I've been cooking and baking a lot these days. I think it might be because I am so partial to the kitchen space in this house and I have finally gotten my hands on some much needed kitchen tools. Also, in Ithaca there are tons of opportunities to buy local - the Piggery, which is right down the road from my home, sells local produce and meats as well as locally grown and milled flours. They are one of my new faves - and because of their great variety and pricing it just adds to my ever growing excitement for cooking and baking happy, healthy foods!
I've been dreaming of the days that I can bake bread on Sundays for the week. It's not always as easy as it seems because often times it can take several hours of commitment and - if you're not graceful (like me) it's likely that you'll have flour all over everything by the time you're finished. I'll ease into this goal, I think. It's something I'd really like to do - I feel like it's much healthier than most of the store bought brands and generally cheaper as well.
I got this cockamamie idea that I wanted to try my hand at sour dough - which meant that I either needed to by a sour dough starter kit or create my own.

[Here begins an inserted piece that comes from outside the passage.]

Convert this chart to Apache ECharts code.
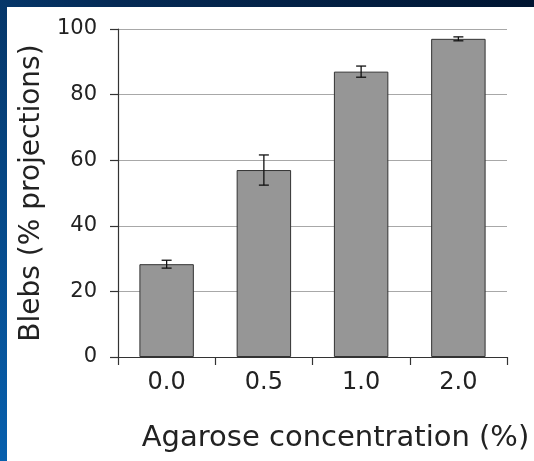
<!DOCTYPE html>
<html>
<head>
<meta charset="utf-8">
<script src="https://cdn.jsdelivr.net/npm/echarts@6/dist/echarts.min.js"></script>
<style>
  html, body { margin: 0; padding: 0; background: #0b2a52; }
  #chart { width: 534px; height: 461px; }
</style>
</head>
<body>
<div id="chart"></div>
<script>
// Agarose concentration (%) categories
const categories = ['0.0', '0.5', '1.0', '2.0'];
// Blebs as % of projections (bar heights)
const blebPct = [28.3, 57.0, 87.0, 97.0];
// Error bar half-widths
const errHalf = [1.2, 4.6, 1.7, 0.6];
// Y axis tick values
const yTicks = [0, 20, 40, 60, 80, 100];

const FONT = 'DejaVu Sans';
const chart = echarts.init(document.getElementById('chart'), null, { renderer: 'canvas' });

const errData = categories.map((c, i) => [i, blebPct[i] - errHalf[i], blebPct[i] + errHalf[i]]);

chart.setOption({
  animation: false,
  graphic: [
    {
      type: 'rect', z: -10, silent: true,
      shape: { x: 0, y: 0, width: 534, height: 461 },
      style: {
        fill: new echarts.graphic.LinearGradient(1, 0, 0, 1, [
          { offset: 0, color: '#001531' },
          { offset: 0.45, color: '#052a55' },
          { offset: 1, color: '#0760ae' }
        ])
      }
    },
    {
      type: 'rect', z: -9, silent: true,
      shape: { x: 7, y: 7, width: 527, height: 454 },
      style: { fill: '#ffffff' }
    }
  ],
  grid: { left: 118, top: 29, right: 27, bottom: 104, containLabel: false },
  xAxis: {
    type: 'category',
    data: categories,
    boundaryGap: true,
    name: 'Agarose concentration (%)',
    nameLocation: 'middle',
    nameGap: 67,
    nameTextStyle: { fontFamily: FONT, fontSize: 29, color: '#222', padding: [0, 0, 0, 46] },
    axisLine: { show: true, lineStyle: { color: '#333', width: 1.2 } },
    axisTick: { show: true, alignWithLabel: false, length: 8, lineStyle: { color: '#333', width: 1.2 } },
    axisLabel: { fontFamily: FONT, fontSize: 24, color: '#222', margin: 14 },
    splitLine: { show: false }
  },
  yAxis: {
    type: 'value',
    min: yTicks[0],
    max: yTicks[yTicks.length - 1],
    interval: yTicks[1] - yTicks[0],
    name: 'Blebs (% projections)',
    nameLocation: 'middle',
    nameGap: 72,
    nameTextStyle: { fontFamily: FONT, fontSize: 28, color: '#222' },
    axisLine: { show: true, lineStyle: { color: '#333', width: 1.2 } },
    axisTick: { show: true, inside: false, length: 8, lineStyle: { color: '#333', width: 1.2 } },
    axisLabel: { fontFamily: FONT, fontSize: 21, color: '#222', margin: 21 },
    splitLine: { show: true, lineStyle: { color: '#a8a8a8', width: 1 } }
  },
  series: [
    {
      type: 'bar',
      data: blebPct,
      barWidth: '56%',
      itemStyle: { color: '#969696', borderColor: '#333333', borderWidth: 1 }
    },
    {
      type: 'custom',
      data: errData,
      z: 10,
      renderItem: function (params, api) {
        const x = api.value(0);
        const lo = api.coord([x, api.value(1)]);
        const hi = api.coord([x, api.value(2)]);
        const cap = 5;
        const st = { stroke: '#111', lineWidth: 1.3 };
        return {
          type: 'group',
          children: [
            { type: 'line', shape: { x1: hi[0], y1: hi[1], x2: lo[0], y2: lo[1] }, style: st },
            { type: 'line', shape: { x1: hi[0] - cap, y1: hi[1], x2: hi[0] + cap, y2: hi[1] }, style: st },
            { type: 'line', shape: { x1: lo[0] - cap, y1: lo[1], x2: lo[0] + cap, y2: lo[1] }, style: st }
          ]
        };
      }
    }
  ]
});
</script>
</body>
</html>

I decided to have someone get it going for me and went with this amazing little company called Breadtopia. Their site is beautiful - tons of resources and recipes, video tutorials and the like for all types of breads and goodies. They sent me a small sand-dollar sized piece of sour dough starter in a package just a couple of days after my online order. You can also make your own starter or opt for a powdered starter, which you can purchase through the Breadtopia site as well.
It takes a couple of days to get this starter ready for your recipe - but it's absolutely worth it and it's fun. Sort of like a mini-science experiment in your kitchen. After all is said and done - you will feel so excited and proud when you finally get to see (and chomp) the finished product! What's great is you can share your ever-growing starter with friends/family/neighbors or continue to keep it growing with weekly maintenance (or dry/freeze it) for later use. I wish you all the best of luck in your adventures of sour dough if you so choose to do it! I assure you, it is well worth it!
NO-KNEAD SOUR DOUGH RECIPE
3 1/2 cups of all-purpose flour (you can use just about any flour your prefer)
1/4 cup sourdough starter
1 1/2 teaspoons kosher salt
1 1/2 cups purified water
In a large bowl mix together your flour and salt. In another bowl stir your sourdough starter into your water so it dissolves.
Next, pour the water and starter liquid into your flour mixture and mix. Don't knead too much. Cover your dough tightly with plastic wrap and set aside to rise for 18 hours.
Heavily flour your work surface, I put parchment paper down to avoid too much flour going all over the place! Set your dough toward the center of your lightly floured surface and flatten a bit. You want to the fold the dough into thirds on top of itself and then in half again until it forms somewhat of a ball. Cover your dough with plastic wrap on your countertop and let it rest for 15 minutes.
For the final proofing - transfer your ball of dough into a large floured bowl and cover with a kitchen towel. Let it rise for 2 hours
After an hour and a half of rising, pre-heat oven to 500 degrees and place your french oven or other means to bake your bread in the oven to pre-heat as well. (I used a Havill Pottery locally-handcrafted porcelain and white-clay stoneware bowl and lid that Matt's mom gave to me for Christmas. I LOVE cooking and baking with it - and I highly recommend!)
After thirty minutes, carefully remove your hot pot from the oven and gently place your dough inside. You can make a couple of slits on the top of the dough to make it pretty, if you wish!
Cover your french oven or pot and place it into the oven. Bake for 30 minutes at 500 degrees. After the thirty minutes, remove the lid and reduce your oven temperature to 450. Bake for an additional 15 minutes.
Remove from the oven and place on a cooling rack.